SBY beralasan itu klasik dan tak luar biasa karena kerap terjadi di sebuah negara--bahkan menganut sistem demokrasi--yang tengah berada dalam masa transisi, konsolidasi, atau memilki pranata hukum warisan kolonial.
"Yang menjadi luar biasa adalah kalau hukum-menghukum ini sungguh terjadi ketika kita tengah menghadapi ancaman korona yang serius saat ini," kata dia.
SBY memahami bahwa pemerintah saat ini sebenarnya juga mengalami tekanan psikologis. Ia menilai, pemerintah mungkin takut jika upaya mereka dalam menangani virus corona gagal dan tak mampu menyelamatkan rakyat.

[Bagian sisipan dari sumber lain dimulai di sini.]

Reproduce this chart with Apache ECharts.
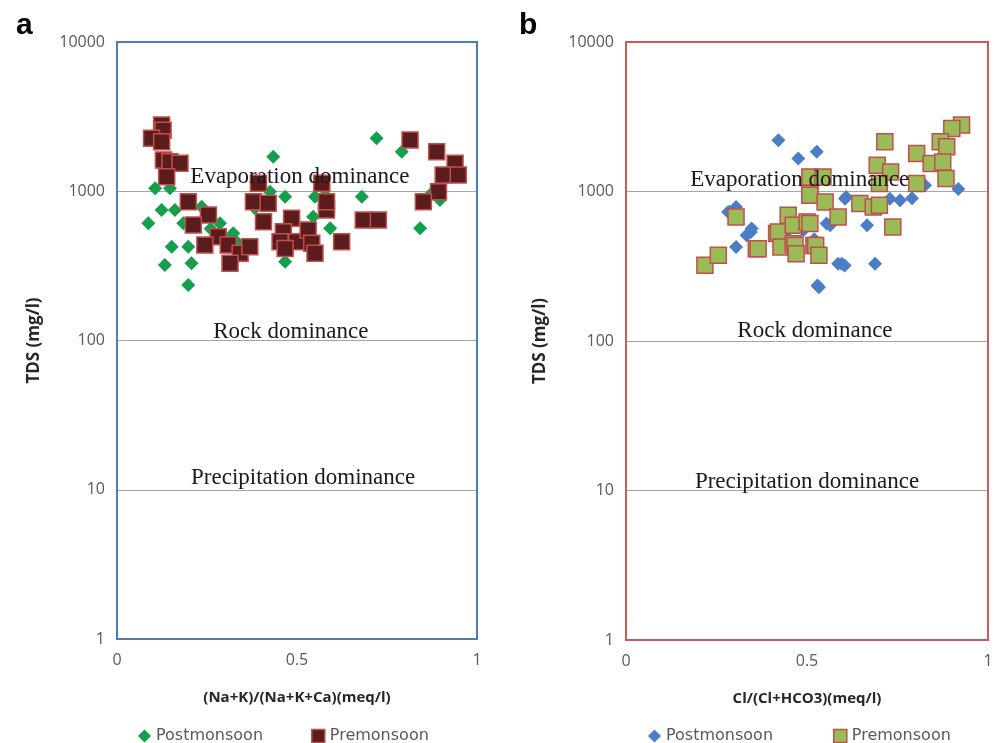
<!DOCTYPE html>
<html>
<head>
<meta charset="utf-8">
<script src="https://cdn.jsdelivr.net/npm/echarts@6/dist/echarts.min.js"></script>
<style>
  html, body { margin: 0; padding: 0; background: #fff; }
  #main { width: 998px; height: 743px; }
</style>
</head>
<body>
<div id="main"></div>
<script>
// panel a: (Na+K)/(Na+K+Ca) vs TDS
const postA = [
  [0.087, 610], [0.106, 1047], [0.147, 1047], [0.124, 749], [0.161, 749], [0.184, 610],
  [0.235, 788], [0.286, 610], [0.323, 523], [0.152, 425], [0.198, 425], [0.133, 321],
  [0.207, 329], [0.198, 235], [0.332, 459], [0.434, 1706], [0.425, 993], [0.467, 919],
  [0.55, 919], [0.578, 944], [0.545, 675], [0.592, 565], [0.467, 337], [0.383, 769],
  [0.721, 2264], [0.791, 1841], [0.68, 919], [0.842, 565], [0.897, 874], [0.874, 970],
  [0.26, 560], [0.3, 480]
];
const preA = [
  [0.124, 2780], [0.128, 2560], [0.096, 2264], [0.124, 2148], [0.129, 1618], [0.147, 1578],
  [0.175, 1540], [0.138, 1250], [0.198, 851], [0.254, 693], [0.212, 594], [0.281, 496],
  [0.244, 436], [0.309, 436], [0.342, 384], [0.369, 425], [0.314, 329], [0.393, 1130],
  [0.379, 851], [0.42, 830], [0.407, 625], [0.485, 659], [0.462, 536], [0.453, 459],
  [0.499, 459], [0.467, 414], [0.531, 551], [0.541, 448], [0.55, 384], [0.569, 1130],
  [0.582, 749], [0.582, 850], [0.624, 459], [0.684, 641], [0.726, 641], [0.814, 2203],
  [0.888, 1841], [0.939, 1540], [0.906, 1285], [0.948, 1285], [0.893, 993], [0.851, 851]
];

// panel b: Cl/(Cl+HCO3) vs TDS
const postB = [
  [0.421, 2203], [0.476, 1663], [0.527, 1841], [0.287, 729], [0.347, 565], [0.333, 509],
  [0.304, 425], [0.529, 235], [0.304, 788], [0.282, 729], [0.345, 536], [0.533, 229],
  [0.586, 329], [0.604, 320], [0.554, 610], [0.605, 895], [0.608, 919], [0.729, 895],
  [0.757, 874], [0.826, 1101], [0.918, 1040], [0.564, 594], [0.666, 594], [0.596, 329],
  [0.688, 329], [0.79, 900], [0.49, 550], [0.52, 480], [0.45, 480]
];
const preB = [
  [0.218, 321], [0.255, 374], [0.304, 675], [0.36, 414], [0.365, 414], [0.416, 523],
  [0.421, 536], [0.428, 425], [0.448, 693], [0.462, 594], [0.462, 448], [0.467, 436],
  [0.47, 384], [0.5, 625], [0.508, 610], [0.519, 436], [0.524, 436], [0.533, 374],
  [0.508, 1250], [0.508, 970], [0.544, 1250], [0.508, 944], [0.55, 851], [0.586, 675],
  [0.927, 2780], [0.9, 2640], [0.868, 2148], [0.886, 1990], [0.715, 2148], [0.803, 1796],
  [0.843, 1540], [0.875, 1578], [0.884, 1222], [0.803, 1130], [0.694, 1500], [0.731, 1352],
  [0.7, 1130], [0.646, 830], [0.683, 788], [0.7, 809], [0.737, 579]
];

// zone labels [x, y, text]
const zonesA = [[0.508, 1245, 'Evaporation dominance'], [0.483, 114, 'Rock dominance'], [0.517, 12, 'Precipitation dominance']];
const zonesB = [[0.48, 1190, 'Evaporation dominance'], [0.522, 116, 'Rock dominance'], [0.5, 11.4, 'Precipitation dominance']];

const xTitles = ['(Na+K)/(Na+K+Ca)(meq/l)', 'Cl/(Cl+HCO3)(meq/l)'];
const yTitle = 'TDS (mg/l)';

const tickFont = { color: '#595959', fontSize: 16, fontFamily: 'Open Sans' };

function xAxis(i) {
  return {
    type: 'value', gridIndex: i, min: 0, max: 1, interval: 0.5,
    axisLine: { show: false }, axisTick: { show: false }, splitLine: { show: false },
    axisLabel: Object.assign({ margin: 13, formatter: v => String(v) }, tickFont),
    name: xTitles[i], nameLocation: 'middle', nameGap: 51,
    nameTextStyle: { fontSize: 15, fontWeight: 'bold', color: '#262626', fontFamily: 'Open Sans' }
  };
}
function yAxis(i, gap) {
  return {
    type: 'log', logBase: 10, gridIndex: i, min: 1, max: 10000,
    axisLine: { show: false }, axisTick: { show: false },
    splitLine: { show: true, showMinLine: false, showMaxLine: false, lineStyle: { color: '#a6a6a6', width: 1.2 } },
    axisLabel: Object.assign({ margin: 12, formatter: v => String(v) }, tickFont),
    name: yTitle, nameLocation: 'middle', nameGap: gap,
    nameTextStyle: { fontSize: 17, fontWeight: 'bold', color: '#262626', fontFamily: 'Open Sans' }
  };
}
function zoneMarks(z) {
  return {
    silent: true, symbolSize: 0,
    label: { show: true, position: 'inside', formatter: p => p.name, color: '#1a1a1a',
             fontSize: 23, fontFamily: 'Liberation Serif' },
    data: z.map(d => ({ coord: [d[0], d[1]], name: d[2], value: 0 }))
  };
}

const chart = echarts.init(document.getElementById('main'), null, { renderer: 'canvas' });
chart.setOption({
  animation: false,
  textStyle: { fontFamily: 'Open Sans' },
  title: [
    { text: 'a', left: 11, top: 6, textStyle: { fontSize: 30, fontWeight: 'bold', color: '#000', fontFamily: 'Liberation Sans' } },
    { text: 'b', left: 514, top: 6, textStyle: { fontSize: 30, fontWeight: 'bold', color: '#000', fontFamily: 'Liberation Sans' } }
  ],
  grid: [
    { left: 117, top: 42, width: 360, height: 597, show: true, z: 10, borderColor: '#4a7ebb', borderWidth: 2, backgroundColor: 'transparent' },
    { left: 626, top: 42, width: 362, height: 598, show: true, z: 10, borderColor: '#cf5b58', borderWidth: 2, backgroundColor: 'transparent' }
  ],
  xAxis: [xAxis(0), xAxis(1)],
  yAxis: [yAxis(0, 74), yAxis(1, 77)],
  legend: [
    {
      left: 133, top: 723, itemWidth: 13, itemHeight: 13, itemGap: 48,
      textStyle: { color: '#595959', fontSize: 16, fontFamily: 'DejaVu Sans' },
      data: [
        { name: 'Postmonsoon', icon: 'diamond', itemStyle: { color: '#13a04c', borderWidth: 0 } },
        { name: 'Premonsoon', icon: 'rect', itemStyle: { color: '#5a1c1c', borderColor: '#c0504d', borderWidth: 1.5 } }
      ]
    },
    {
      left: 643, top: 723, itemWidth: 13, itemHeight: 13, itemGap: 60,
      textStyle: { color: '#595959', fontSize: 16, fontFamily: 'DejaVu Sans' },
      data: [
        { name: 'Postmonsoon', icon: 'diamond', itemStyle: { color: '#4a7fc6', borderWidth: 0 } },
        { name: 'Premonsoon', icon: 'rect', itemStyle: { color: '#9bbb59', borderColor: '#c0504d', borderWidth: 1.5 } }
      ]
    }
  ],
  series: [
    {
      name: 'Postmonsoon', type: 'scatter', xAxisIndex: 0, yAxisIndex: 0,
      symbol: 'diamond', symbolSize: 14, data: postA,
      itemStyle: { color: '#13a04c', opacity: 1 },
      markPoint: zoneMarks(zonesA)
    },
    {
      name: 'Premonsoon', type: 'scatter', xAxisIndex: 0, yAxisIndex: 0,
      symbol: 'rect', symbolSize: 16, data: preA,
      itemStyle: { color: '#5a1c1c', borderColor: '#c0504d', borderWidth: 1.5, opacity: 1 }
    },
    {
      name: 'Postmonsoon', type: 'scatter', xAxisIndex: 1, yAxisIndex: 1,
      symbol: 'diamond', symbolSize: 14, data: postB,
      itemStyle: { color: '#4a7fc6', opacity: 1 },
      markPoint: zoneMarks(zonesB)
    },
    {
      name: 'Premonsoon', type: 'scatter', xAxisIndex: 1, yAxisIndex: 1,
      symbol: 'rect', symbolSize: 16, data: preB,
      itemStyle: { color: '#9bbb59', borderColor: '#c0504d', borderWidth: 1.5, opacity: 1 }
    }
  ]
});
</script>
</body>
</html>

Ia juga berpandangan kemungkinan juga pemerintah takut kebijakannya disalahkan rakyat.
"Tanpa disadari, sebagian penguasa dan pejabat pemerintah menjadi sensitif. Menjadi kurang sabar dan tak tahan pula menghadapi kritik, apalagi hinaan dan cercaan," ujar SBY.
"Situasi seperti inilah yang bisa memunculkan 'benturan' antara elemen masyarakat dengan pihak pemerintah. Apalagi kalau sebelumnya sudah ada benih-benih ketidakcocokan dan ketidaksukaan," imbuh pensiunan jenderal TNI tersebut.

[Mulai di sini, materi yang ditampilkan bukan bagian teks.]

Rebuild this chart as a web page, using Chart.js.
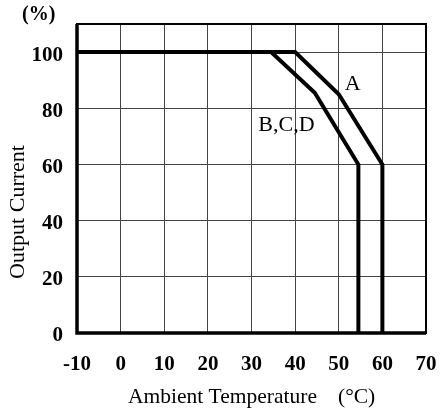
<!DOCTYPE html>
<html>
<head>
<meta charset="utf-8">
<script src="https://cdn.jsdelivr.net/npm/chart.js@4"></script>
<style>
  body { margin: 0; background: #fff; }
  #chart { display: block; }
</style>
</head>
<body>
<canvas id="chart" width="440" height="416"></canvas>
<script>
// derating curves
const tempA = [-10, 40, 50, 60, 60];
const currentA = [100, 100, 85, 60, 0];
const tempBCD = [-10, 34.5, 44.5, 54.5, 54.5];
const currentBCD = [100, 100, 85.5, 60, 0];

const curveLabels = ["A", "B,C,D"];
const labelTemps = [53.2, 38];
const labelCurrents = [88.5, 74];

const xTitle = "Ambient Temperature";
const xUnit = "(°C)";
const yTitle = "Output Current";
const yUnit = "(%)";

const serif = "'Liberation Serif', 'DejaVu Serif', serif";

const toPoints = (xs, ys) => xs.map((x, i) => ({ x: x, y: ys[i] }));

const extras = {
    id: 'extras',
    afterDatasetsDraw(chart) {
        const ctx = chart.ctx;
        const a = chart.chartArea;
        const xs = chart.scales.x, ys = chart.scales.y;
        ctx.save();
        // frame
        ctx.strokeStyle = '#000';
        ctx.lineWidth = 2;
        ctx.strokeRect(a.left, a.top, a.right - a.left, a.bottom - a.top);
        ctx.lineWidth = 3.5;
        ctx.beginPath();
        ctx.moveTo(a.left, a.top);
        ctx.lineTo(a.left, a.bottom);
        ctx.lineTo(a.right, a.bottom);
        ctx.stroke();

        // curve labels
        ctx.fillStyle = '#000';
        ctx.font = '22px ' + serif;
        ctx.textAlign = 'center';
        ctx.textBaseline = 'middle';
        curveLabels.forEach((t, i) => {
            ctx.fillText(t, xs.getPixelForValue(labelTemps[i]), ys.getPixelForValue(labelCurrents[i]));
        });

        // axis titles
        ctx.textBaseline = 'alphabetic';
        ctx.textAlign = 'left';
        ctx.font = '21.5px ' + serif;
        ctx.fillText(xTitle, 128, 403);
        ctx.fillText(xUnit, 338, 403);
        ctx.font = 'bold 20px ' + serif;
        ctx.fillText(yUnit, 22, 20);

        ctx.font = '22px ' + serif;
        ctx.translate(24, 212);
        ctx.rotate(-Math.PI / 2);
        ctx.textAlign = 'center';
        ctx.fillText(yTitle, 0, 0);
        ctx.restore();
    }
};

const config = {
    type: 'scatter',
    data: {
        datasets: [
            {
                label: 'A',
                data: toPoints(tempA, currentA),
                showLine: true,
                borderColor: '#000',
                borderWidth: 4,
                borderJoinStyle: 'miter',
                pointRadius: 0,
                fill: false,
            },
            {
                label: 'B,C,D',
                data: toPoints(tempBCD, currentBCD),
                showLine: true,
                borderColor: '#000',
                borderWidth: 4,
                borderJoinStyle: 'miter',
                pointRadius: 0,
                fill: false,
            },
        ],
    },
    options: {
        responsive: false,
        animation: false,
        layout: { padding: { left: 0, top: 24, right: 14, bottom: 0 } },
        plugins: {
            legend: { display: false },
            tooltip: { enabled: false },
        },
        scales: {
            x: {
                type: 'linear',
                min: -10,
                max: 70,
                afterFit: (s) => { s.height = 83; s.paddingLeft = 0; s.paddingRight = 0; },
                ticks: {
                    stepSize: 10,
                    padding: 19,
                    color: '#000',
                    font: { family: serif, size: 21, weight: 'bold' },
                },
                grid: { color: '#444', lineWidth: 1, drawTicks: false },
                border: { display: false },
            },
            y: {
                min: 0,
                max: 110,
                afterFit: (s) => { s.width = 77; s.paddingTop = 0; s.paddingBottom = 0; },
                ticks: {
                    stepSize: 10,
                    padding: 14,
                    labelOffset: 3,
                    color: '#000',
                    font: { family: serif, size: 21, weight: 'bold' },
                    callback: (v) => (v % 20 === 0 && v <= 100 ? v : ''),
                },
                grid: { color: '#444', lineWidth: 1, drawTicks: false },
                border: { display: false },
            },
        },
    },
    plugins: [extras],
};

new Chart(document.getElementById('chart').getContext('2d'), config);
</script>
</body>
</html>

Namun, di sisi lain, SBY berharap agar masyarakat tak selalu menunjukkan sikap apriori terhadap apa yang telah dilakukan pemerintah. Masyarakat juga diminta untuk tidak terlalu cepat menuduh pemerintah sebagai tidak serius, bahkan tidak berbuat apa-apa dalam menangani corona.
"Dengan segala keterbatasan yang dimiliki, termasuk keterbatasan keuangan negara, pemerintah telah berupaya untuk menanggulangi wabah korona ini," tulis mantan Ketua Umum Partai Demokrat itu.